This is not theoretical — any production agent system handling more than a few dozen concurrent tasks needs horizontal scaling. This guide shows you how to architect it properly.
Distributed Architecture Overview
The architecture has four components:
- Task Router — Receives agent tasks and distributes them to worker nodes
- Worker Nodes — Execute agents with local compute resources
- State Store — Centralized state accessible by all workers (Redis)
- Health Monitor — Tracks worker health and reassigns failed tasks
Client Requests
|
v
[Task Router]
|
+---> [Worker Node 1] --+
| |
+---> [Worker Node 2] --+--> [Redis State Store]
| |
+---> [Worker Node 3] --+
|
v
[Health Monitor]
Task Definition and Routing
import asyncio
import json
import time
import uuid
from dataclasses import dataclass, field, asdict
from typing import Any, Dict, List, Optional
from enum import Enum
class TaskState(Enum):
QUEUED = "queued"
ASSIGNED = "assigned"
RUNNING = "running"
COMPLETED = "completed"
FAILED = "failed"
RETRYING = "retrying"
@dataclass
class AgentTask:
task_id: str = field(default_factory=lambda: str(uuid.uuid4()))
agent_type: str = ""
payload: Dict[str, Any] = field(default_factory=dict)
state: TaskState = TaskState.QUEUED
assigned_worker: Optional[str] = None
created_at: float = field(default_factory=time.time)
started_at: Optional[float] = None
completed_at: Optional[float] = None
result: Optional[Dict] = None
retry_count: int = 0
max_retries: int = 3
timeout_seconds: float = 300.0
def to_json(self) -> str:
d = asdict(self)
d["state"] = self.state.value
return json.dumps(d)
@classmethod
def from_json(cls, data: str) -> "AgentTask":
d = json.loads(data)
d["state"] = TaskState(d["state"])
return cls(**d)
Redis-Backed Task Queue
Redis serves as both the task queue and the shared state store. Using Redis lists for queuing gives us atomic push/pop operations and persistence.

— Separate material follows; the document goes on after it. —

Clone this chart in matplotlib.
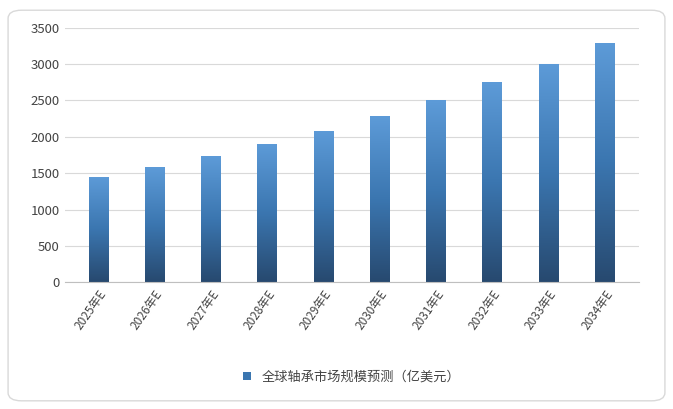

import redis.asyncio as redis
class DistributedTaskQueue:
def __init__(self, redis_url: str = "redis://localhost:6379/0"):
self.redis = redis.from_url(redis_url)
self.queue_key = "agent:tasks:queue"
self.state_prefix = "agent:tasks:state:"
self.worker_prefix = "agent:workers:"
async def submit_task(self, task: AgentTask) -> str:
# Store task state
await self.redis.set(
f"{self.state_prefix}{task.task_id}",
task.to_json(),
ex=3600, # 1 hour TTL
)
# Push to queue
await self.redis.lpush(self.queue_key, task.task_id)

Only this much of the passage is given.